━━ Record list

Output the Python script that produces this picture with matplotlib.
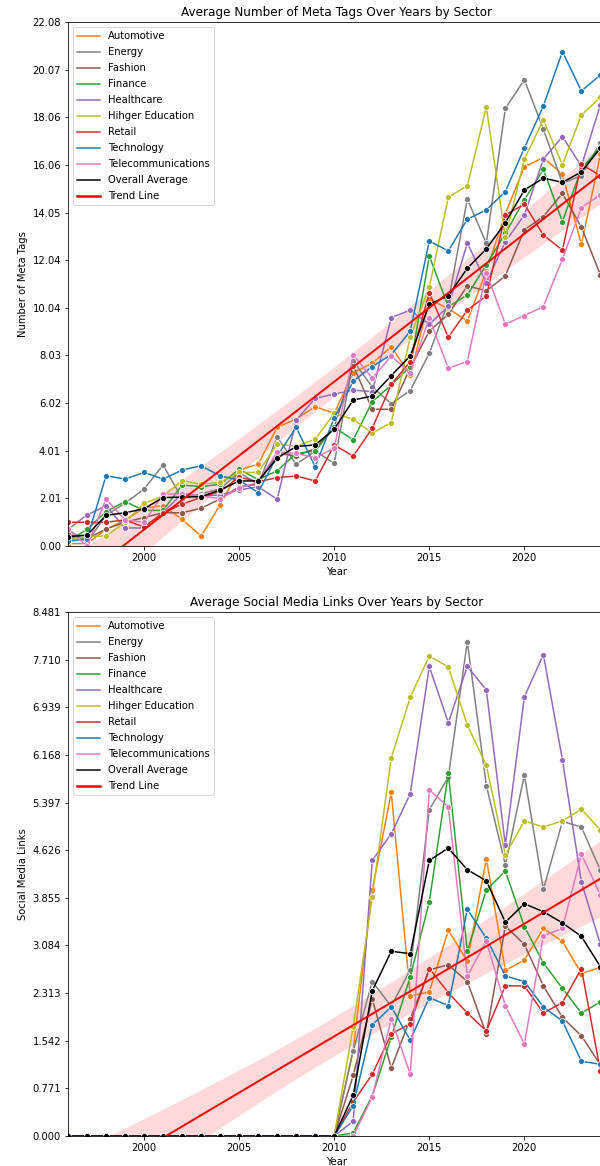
import numpy as np
import matplotlib
matplotlib.use("Agg")
import matplotlib.pyplot as plt
from matplotlib.lines import Line2D

years = list(range(1996, 2025))

sectors = ["Automotive", "Energy", "Fashion", "Finance", "Healthcare",
           "Hihger Education", "Retail", "Technology", "Telecommunications"]
colors = ["#ff7f0e", "#7f7f7f", "#8c564b", "#2ca02c", "#9467bd",
          "#bcbd22", "#d62728", "#1f77b4", "#e377c2"]

# average number of meta tags, 1996..2024
meta_automotive = [0.1, 0.1, 0.7, 1.1, 1.6, 1.7, 1.12, 0.42, 1.73, 3.2, 3.45, 5.0, 5.35, 5.87, 5.59,
                   7.3, 7.7, 8.4, 7.2, 10.4, 10.0, 9.48, 11.6, 14.0, 15.98, 16.36, 15.66, 12.71, 16.5]
meta_energy = [0.7, 0.15, 1.3, 1.8, 2.4, 3.41, 2.0, 2.2, 2.4, 3.1, 2.6, 4.58, 3.44, 4.0, 3.48,
               7.8, 6.7, 6.0, 6.55, 8.12, 10.29, 14.62, 12.75, 18.44, 19.64, 17.56, 15.28, 15.6, 17.0]
meta_fashion = [0.5, 0.3, 0.72, 1.0, 1.2, 1.4, 1.40, 1.59, 1.98, 2.5, 2.6, 3.9, 3.8, 4.1, 5.0,
                7.6, 5.76, 5.76, 7.5, 9.06, 9.76, 10.96, 10.75, 11.38, 13.32, 13.88, 14.86, 13.43, 11.42]
meta_finance = [0.2, 0.7, 1.45, 1.87, 1.5, 1.5, 2.57, 2.5, 2.6, 3.23, 2.8, 3.17, 3.9, 4.0, 5.0,
                4.47, 6.08, 6.78, 7.56, 12.22, 10.08, 10.58, 11.84, 13.18, 14.58, 15.87, 13.67, 15.9, 16.8]
meta_healthcare = [0.7, 1.31, 1.69, 0.76, 0.76, 1.4, 2.22, 2.1, 2.15, 2.36, 2.5, 1.97, 5.3, 6.22, 6.40,
                   6.57, 6.5, 9.62, 9.94, 9.34, 10.1, 12.76, 11.1, 12.82, 13.95, 16.3, 17.25, 16.0, 18.6]
meta_higher_ed = [0.25, 0.4, 0.42, 1.0, 1.8, 2.1, 2.75, 2.6, 2.68, 3.1, 3.1, 4.3, 4.2, 4.5, 5.59,
                  5.34, 4.75, 5.2, 8.82, 10.9, 14.69, 15.18, 18.49, 13.0, 16.3, 17.95, 16.06, 18.16, 18.9]
meta_retail = [1.0, 1.0, 1.0, 1.1, 0.8, 1.4, 1.76, 2.05, 2.3, 2.9, 2.71, 2.88, 2.95, 2.74, 4.25,
               3.79, 4.96, 6.81, 7.77, 10.68, 8.79, 9.94, 10.54, 13.95, 14.4, 13.1, 12.47, 16.08, 15.6]
meta_technology = [0.2, 0.3, 2.96, 2.82, 3.10, 2.82, 3.20, 3.38, 2.95, 2.78, 2.25, 3.8, 5.0, 3.34, 5.4,
                   6.95, 7.56, 8.06, 9.06, 12.85, 12.43, 13.77, 14.16, 14.93, 16.77, 18.54, 20.83, 19.17, 19.85]
meta_telecom = [0.7, 0.0, 1.98, 1.1, 1.0, 2.18, 2.2, 2.1, 2.0, 2.43, 2.7, 3.97, 3.9, 3.72, 4.12,
                8.05, 7.07, 8.0, 7.3, 9.6, 7.49, 7.77, 11.52, 9.34, 9.71, 10.09, 12.09, 14.26, 14.8]
meta_overall = [0.39, 0.46, 1.29, 1.40, 1.57, 2.04, 2.06, 2.08, 2.36, 2.74, 2.74, 3.70, 4.19, 4.26, 4.92,
                6.15, 6.32, 7.18, 8.01, 10.18, 10.54, 11.70, 12.52, 13.62, 15.0, 15.5, 15.32, 15.76, 16.77]

# average social media links, 1996..2024 (none before 2011)
z = [0.0] * 15
social_automotive = z + [1.4, 3.98, 5.56, 2.27, 2.33, 3.33, 2.83, 4.49, 2.68, 2.85, 3.36, 3.15, 2.63, 2.73]
social_energy = z + [1.38, 2.5, 2.1, 2.69, 5.28, 5.81, 8.0, 5.67, 4.39, 5.84, 3.99, 5.09, 5.0, 4.3]
social_fashion = z + [0.98, 2.22, 1.10, 1.9, 2.69, 2.77, 2.5, 1.65, 3.4, 3.1, 2.43, 1.92, 1.62, 1.15]
social_finance = z + [0.05, 0.65, 1.6, 2.58, 3.79, 5.87, 2.99, 3.98, 4.29, 3.39, 2.8, 2.39, 1.99, 2.17]
social_healthcare = z + [0.24, 4.46, 4.89, 5.54, 7.6, 6.69, 7.6, 7.22, 4.71, 7.11, 7.79, 6.09, 4.11, 3.1]
social_higher_ed = z + [1.77, 3.87, 6.12, 7.1, 7.77, 7.59, 6.65, 6.0, 4.55, 5.1, 5.0, 5.1, 5.29, 4.95]
social_retail = z + [0.55, 1.0, 1.65, 1.82, 2.71, 2.32, 1.99, 1.7, 2.43, 2.43, 1.99, 2.16, 2.71, 1.05]
social_technology = z + [0.49, 1.8, 2.09, 1.55, 2.24, 2.11, 3.67, 3.2, 2.59, 2.5, 2.09, 1.86, 1.21, 1.16]
social_telecom = z + [0.0, 0.63, 1.9, 1.0, 5.6, 5.33, 2.59, 3.15, 2.11, 1.49, 3.24, 3.36, 4.56, 3.9]
social_overall = z + [0.66, 2.35, 2.99, 2.95, 4.46, 4.66, 4.31, 4.13, 3.46, 3.76, 3.63, 3.45, 3.23, 2.74]

meta_series = [meta_automotive, meta_energy, meta_fashion, meta_finance, meta_healthcare,
               meta_higher_ed, meta_retail, meta_technology, meta_telecom]
social_series = [social_automotive, social_energy, social_fashion, social_finance, social_healthcare,
                 social_higher_ed, social_retail, social_technology, social_telecom]


def draw_panel(ax, series, overall, ymax, fmt, title, ylabel, band):
    x = np.array(years, dtype=float)
    for vals, c in zip(series, colors):
        ax.plot(x, vals, color=c, lw=1.5, marker='o', ms=6, mec='white', mew=0.75)
    ax.plot(x, overall, color='black', lw=1.5, marker='o', ms=6, mec='white', mew=0.75)

    ax.set_xlim(1996, 2024.24)
    ax.set_ylim(0, ymax)

    # linear trend of the overall average with confidence band
    y = np.array(overall)
    slope, inter = np.polyfit(x, y, 1)
    n = len(x)
    resid = y - (slope * x + inter)
    s = np.sqrt(np.sum(resid ** 2) / (n - 2))
    xs = np.linspace(ax.get_xlim()[0], ax.get_xlim()[1], 200)
    se = s * np.sqrt(1.0 / n + (xs - x.mean()) ** 2 / np.sum((x - x.mean()) ** 2))
    yfit = slope * xs + inter
    ax.fill_between(xs, yfit - band * se, yfit + band * se, color='red', alpha=0.15, lw=0)
    ax.plot(xs, yfit, color='red', lw=2)

    ticks = np.linspace(0, ymax, 12)
    ax.set_yticks(ticks)
    ax.set_yticklabels([fmt.format(t) for t in ticks])
    ax.set_title(title, fontsize=12)
    ax.set_xlabel('Year')
    ax.set_ylabel(ylabel)

    handles = [Line2D([], [], color=c, lw=1.5) for c in colors]
    handles += [Line2D([], [], color='black', lw=1.5), Line2D([], [], color='red', lw=2.5)]
    labels = sectors + ['Overall Average', 'Trend Line']
    ax.legend(handles, labels, loc='upper left', fontsize=10,
              handlelength=2.3, labelspacing=0.6)


fig = plt.figure(figsize=(600 / 72, 1166 / 72), dpi=72)
ax1 = fig.add_axes([68 / 600, 1 - 546 / 1166, 537 / 600, 524 / 1166])
ax2 = fig.add_axes([68 / 600, 1 - 1136 / 1166, 537 / 600, 524 / 1166])

draw_panel(ax1, meta_series, meta_overall, 22.077, '{:.2f}',
           'Average Number of Meta Tags Over Years by Sector', 'Number of Meta Tags', 2.45)
draw_panel(ax2, social_series, social_overall, 8.481, '{:.3f}',
           'Average Social Media Links Over Years by Sector', 'Social Media Links', 1.7)

fig.savefig('out.png', dpi=72)
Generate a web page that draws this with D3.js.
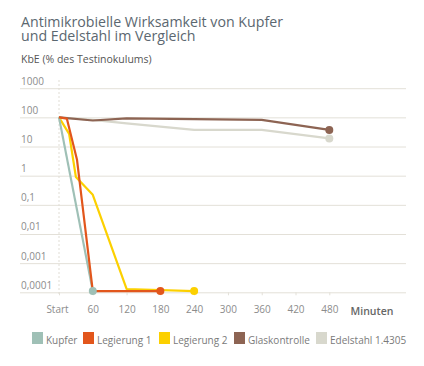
<!DOCTYPE html>
<html><head><meta charset="utf-8">
<script src="https://cdn.jsdelivr.net/npm/d3@7"></script>
<style>body{margin:0;background:#fff}svg{display:block}text{font-family:"Open Sans",sans-serif}</style>
</head><body>
<svg id="c" width="424" height="366"></svg>
<script>
const title1 = "Antimikrobielle Wirksamkeit von Kupfer";
const title2 = "und Edelstahl im Vergleich";
const yTitle = "KbE (% des Testinokulums)";
const yTicks = [1000, 100, 10, 1, 0.1, 0.01, 0.001, 0.0001];
const yTickLabels = ["1000", "100", "10", "1", "0,1", "0,01", "0,001", "0,0001"];
const xTicks = [0, 60, 120, 180, 240, 300, 360, 420, 480];
const xTickLabels = ["Start", "60", "120", "180", "240", "300", "360", "420", "480"];
const xTitle = "Minuten";
const seriesNames = ["Kupfer", "Legierung 1", "Legierung 2", "Glaskontrolle", "Edelstahl 1.4305"];
const colors = ["#9fc0b6", "#e2561c", "#fcd000", "#8d6453", "#d8d8cd"];
const kupferT = [0, 60];
const kupferV = [100, 0.00011];
const leg1T = [0, 14, 32, 60, 180];
const leg1V = [100, 90, 3.5, 0.00011, 0.00011];
const leg2T = [0, 18, 30, 60, 120, 240];
const leg2V = [100, 27, 0.9, 0.22, 0.00013, 0.00011];
const glasT = [0, 60, 120, 360, 480];
const glasV = [100, 78, 92, 82, 37];
const edelT = [0, 60, 120, 240, 360, 480];
const edelV = [100, 82, 62, 37, 37, 19];

const allT = [kupferT, leg1T, leg2T, glasT, edelT];
const allV = [kupferV, leg1V, leg2V, glasV, edelV];
const drawOrder = [4, 3, 2, 0, 1];

const svg = d3.select("#c");
const x = d3.scaleLinear().domain([0, 480]).range([59, 329.3]);
const y = d3.scaleLog().domain([0.0001, 1000]).range([292.3, 88.2]);

// titles
const tt = svg.append("text").attr("x", 21).attr("y", 27).attr("font-size", 14.2).attr("fill", "#5b6770");
tt.append("tspan").attr("x", 21).attr("y", 27).text(title1);
tt.append("tspan").attr("x", 21).attr("y", 41).text(title2);
svg.append("text").attr("x", 21).attr("y", 62.5).attr("font-size", 10.5).attr("font-weight", 500).attr("fill", "#555").text(yTitle);

// y grid
const yAxis = d3.axisRight(y).tickValues(yTicks).tickSize(386).tickFormat((d, i) => yTickLabels[i]);
const gy = svg.append("g").attr("transform", "translate(20,0)").call(yAxis);
gy.select(".domain").remove();
gy.selectAll(".tick line").attr("stroke", "#e3e0d8").attr("stroke-width", 1);
gy.selectAll(".tick text").attr("x", 1).attr("dy", -4).attr("text-anchor", "start")
  .attr("font-size", 10).attr("fill", "#8c8c8c").attr("font-family", "Open Sans, sans-serif");

// start dotted line
svg.append("line").attr("x1", x(0)).attr("x2", x(0)).attr("y1", 80).attr("y2", 296)
  .attr("stroke", "#e0ddd5").attr("stroke-dasharray", "2,2");

// x axis
const xAxis = d3.axisBottom(x).tickValues(xTicks).tickSize(3).tickFormat((d, i) => xTickLabels[i]);
const gx = svg.append("g").attr("transform", "translate(0,292.3)").call(xAxis);
gx.select(".domain").remove();
gx.selectAll(".tick line").attr("stroke", "#e3e0d8");
gx.selectAll(".tick text").attr("y", 14).attr("font-size", 10).attr("fill", "#8c8c8c").attr("font-family", "Open Sans, sans-serif");
gx.selectAll(".tick").filter(d => d === 0).select("text").attr("dx", -2);
svg.append("text").attr("x", 372).attr("y", 314.5).attr("text-anchor", "middle").attr("font-size", 10.5)
  .attr("font-weight", 600).attr("fill", "#666").text(xTitle);

// lines
const line = d3.line().x(d => x(d[0])).y(d => y(d[1]));
drawOrder.forEach(i => {
  const pts = allT[i].map((t, j) => [t, allV[i][j]]);
  svg.append("path").datum(pts).attr("d", line).attr("fill", "none")
    .attr("stroke", colors[i]).attr("stroke-width", 2.2).attr("stroke-linejoin", "round");
});
drawOrder.forEach(i => {
  const n = allT[i].length - 1;
  svg.append("circle").attr("cx", x(allT[i][n])).attr("cy", y(allV[i][n])).attr("r", 4).attr("fill", colors[i]);
});

// legend
const legX = [32, 83, 159, 234, 316];
const lg = svg.append("g");
seriesNames.forEach((s, i) => {
  lg.append("rect").attr("x", legX[i]).attr("y", 332).attr("width", 11).attr("height", 12).attr("fill", colors[i]);
  lg.append("text").attr("x", legX[i] + 14).attr("y", 343.5).attr("font-size", 10).attr("fill", "#7a7a7a").text(s);
});
</script>
</body></html>
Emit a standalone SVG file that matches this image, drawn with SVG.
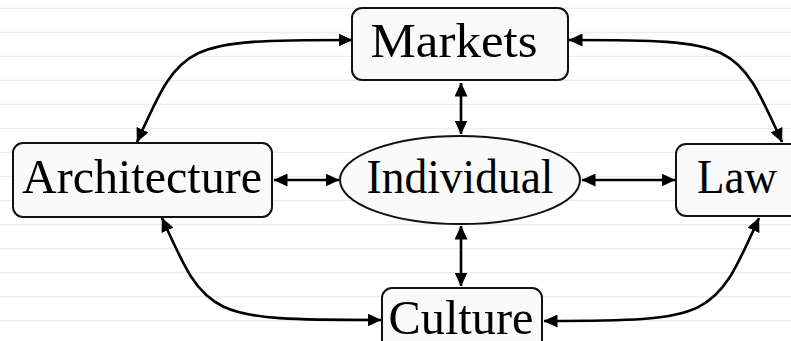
<svg xmlns="http://www.w3.org/2000/svg" width="791" height="341" viewBox="0 0 791 341">
<style>
.bg{stroke:#ececec;stroke-width:1.2;fill:none}
.box{fill:#fafafa;stroke:#111;stroke-width:2}
.lbl{font-family:"Liberation Serif","Times New Roman",serif;font-size:49px;fill:#000;text-anchor:middle}
.edge{fill:none;stroke:#000;stroke-width:2.6}
</style>
<defs>
<marker id="ah" viewBox="0 0 14 13" refX="13.5" refY="6.5" markerWidth="14" markerHeight="13" markerUnits="userSpaceOnUse" orient="auto-start-reverse">
<path d="M0,0 L14,6.5 L0,13 Z" fill="#000"/>
</marker>
</defs>
<rect width="791" height="341" fill="#fff"/>
<g id="background">
<path class="bg" d="M0,8.3H791M0,32.3H791M0,56.3H791M0,80.4H791M0,104.4H791M0,128.5H791M0,152.5H791M0,176.5H791M0,200.6H791M0,224.6H791M0,248.6H791M0,272.6H791M0,296.7H791M0,320.7H791"/>
</g>
<g id="connectors">
<path class="edge" d="M461,83 V134" marker-start="url(#ah)" marker-end="url(#ah)"/>
<path class="edge" d="M461,226 V286" marker-start="url(#ah)" marker-end="url(#ah)"/>
<path class="edge" d="M274,180 H339" marker-start="url(#ah)" marker-end="url(#ah)"/>
<path class="edge" d="M582,180 H675" marker-start="url(#ah)" marker-end="url(#ah)"/>
<path class="edge" d="M137,142 C182,42 182,40 352,40" marker-start="url(#ah)" marker-end="url(#ah)"/>
<path class="edge" d="M782,142 C737,42 737,40 569,40" marker-start="url(#ah)" marker-end="url(#ah)"/>
<path class="edge" d="M162,218 C207,318 207,320 381,320" marker-start="url(#ah)" marker-end="url(#ah)"/>
<path class="edge" d="M759,218 C714,318 714,321 544,321" marker-start="url(#ah)" marker-end="url(#ah)"/>
</g>
<g id="node-markets">
<rect class="box" x="352" y="8" width="216" height="72" rx="10"/>
<text class="lbl" x="454" y="57" textLength="167" lengthAdjust="spacingAndGlyphs">Markets</text>
</g>
<g id="node-architecture">
<rect class="box" x="13" y="143" width="259" height="74" rx="10"/>
<text class="lbl" x="142" y="193" textLength="240" lengthAdjust="spacingAndGlyphs">Architecture</text>
</g>
<g id="node-individual">
<ellipse class="box" cx="460" cy="180" rx="120" ry="44"/>
<text class="lbl" x="460" y="193" textLength="187" lengthAdjust="spacingAndGlyphs">Individual</text>
</g>
<g id="node-law">
<rect class="box" x="676" y="144" width="130" height="72" rx="10"/>
<text class="lbl" x="737" y="193" textLength="80" lengthAdjust="spacingAndGlyphs">Law</text>
</g>
<g id="node-culture">
<rect class="box" x="382" y="288" width="160" height="70" rx="10"/>
<text class="lbl" x="461" y="334" textLength="145" lengthAdjust="spacingAndGlyphs">Culture</text>
</g>
</svg>
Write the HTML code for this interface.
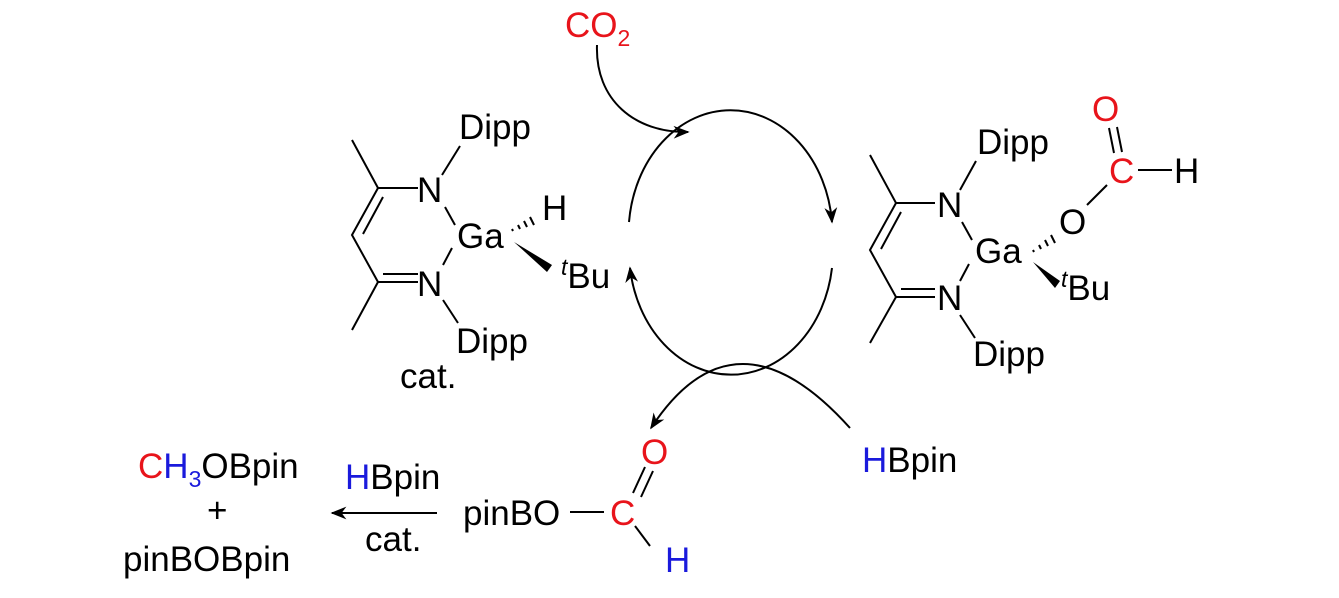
<!DOCTYPE html>
<html><head><meta charset="utf-8"><style>
html,body{margin:0;padding:0;background:#fff;}
svg{display:block;}
text{font-family:"Liberation Sans",Arial,sans-serif;font-size:35px;fill:#000;}
.r{fill:#e8141b;} .b{fill:#1a1adc;}
</style></head><body>
<svg width="1339" height="598" viewBox="0 0 1339 598" xmlns="http://www.w3.org/2000/svg">
<defs>
<marker id="ah" viewBox="0 0 10 10" refX="9" refY="5" markerWidth="16" markerHeight="16" markerUnits="userSpaceOnUse" orient="auto">
<path d="M0,1 L10,5 L0,9 L3,5 Z" fill="#000"/></marker>
</defs>
<g stroke="#000" stroke-width="2" fill="none">
<path d="M629,222 A102,124 0 0 1 832,222" marker-end="url(#ah)"/>
<path d="M832,268 A102,124 0 0 1 630,268" marker-end="url(#ah)"/>
<path d="M597,45 C595,100 635,133 688,132" marker-end="url(#ah)"/>
<path d="M850,428 Q735,300 651,428" marker-end="url(#ah)"/>
<path d="M437,513 L332,513" marker-end="url(#ah)"/>

<path d="M352,140 L378,188 L418,188"/>
<path d="M378,188 L352,235 L378,282 L418,282"/>
<path d="M383,197 L363,234"/>
<path d="M383,274 L418,274"/>
<path d="M378,282 L352,330"/>
<path d="M442,175 L460,146"/>
<path d="M445,207 L455,225"/>
<path d="M452,248 L443,265"/>
<path d="M443,300 L458,323"/>

<path d="M870,155 L896,203 L935,203"/>
<path d="M896,203 L870,250 L896,297 L935,297"/>
<path d="M901,212 L881,249"/>
<path d="M901,289 L935,289"/>
<path d="M896,297 L870,343"/>
<path d="M960,190 L976,161"/>
<path d="M962,222 L972,240"/>
<path d="M969,264 L960,281"/>
<path d="M960,315 L975,338"/>
<path d="M1087,205 L1107,185"/>
<path d="M1138,170 L1172,170"/>
<path d="M1114,153 L1109,128 M1122,152 L1117,127"/>

<path d="M570,512 L604,512"/>
<path d="M633,493 L645,467 M641,497 L653,471"/>
<path d="M635,526 L650,546"/>
</g>
<polygon points="514,242 552,265 547,272" fill="#000"/>
<g stroke="#000" stroke-width="2">
<line x1="512" y1="229" x2="513" y2="231"/><line x1="518" y1="225" x2="520" y2="229"/>
<line x1="524" y1="221" x2="527" y2="227"/><line x1="530" y1="217" x2="534" y2="225"/>
<line x1="1033" y1="250" x2="1034" y2="252"/><line x1="1039" y1="245" x2="1041" y2="249"/>
<line x1="1045" y1="240" x2="1048" y2="246"/><line x1="1051" y1="235" x2="1055" y2="243"/>
</g>
<polygon points="1033,262 1060,281 1055,288" fill="#000"/>

<text x="565" y="37" class="r">CO<tspan font-size="23" dy="9" class="r">2</tspan></text>

<text x="459" y="139">Dipp</text>
<text x="417" y="202">N</text>
<text x="457" y="248">Ga</text>
<text x="542" y="220">H</text>
<text x="561" y="288"><tspan font-size="23" dy="-13" font-style="italic">t</tspan><tspan dy="13">Bu</tspan></text>
<text x="417" y="296">N</text>
<text x="456" y="353">Dipp</text>
<text x="400" y="388">cat.</text>

<text x="977" y="154">Dipp</text>
<text x="937" y="217">N</text>
<text x="975" y="263">Ga</text>
<text x="1059" y="234">O</text>
<text x="1109" y="183" class="r">C</text>
<text x="1174" y="183">H</text>
<text x="1092" y="121" class="r">O</text>
<text x="1061" y="300"><tspan font-size="23" dy="-13" font-style="italic">t</tspan><tspan dy="13">Bu</tspan></text>
<text x="937" y="310">N</text>
<text x="973" y="366">Dipp</text>

<text x="862" y="472"><tspan class="b">H</tspan>Bpin</text>

<text x="138" y="478"><tspan class="r">C</tspan><tspan class="b">H</tspan><tspan class="b" font-size="23" dy="9">3</tspan><tspan dy="-9">OBpin</tspan></text>
<text x="207" y="522">+</text>
<text x="123" y="571">pinBOBpin</text>
<text x="345" y="489"><tspan class="b">H</tspan>Bpin</text>
<text x="365" y="551">cat.</text>
<text x="463" y="525">pinBO</text>
<text x="610" y="525" class="r">C</text>
<text x="641" y="464" class="r">O</text>
<text x="665" y="572" class="b">H</text>
</svg>
</body></html>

━━━━

_Directions for this task:_ Begin at the first line of the records and please reproduce every line exactly through the one containing "years = list(range(1996, 2025))", leaving all pictures out.

_Full output:_
Output the Python script that produces this picture with matplotlib.
import numpy as np
import matplotlib
matplotlib.use("Agg")
import matplotlib.pyplot as plt
from matplotlib.lines import Line2D

years = list(range(1996, 2025))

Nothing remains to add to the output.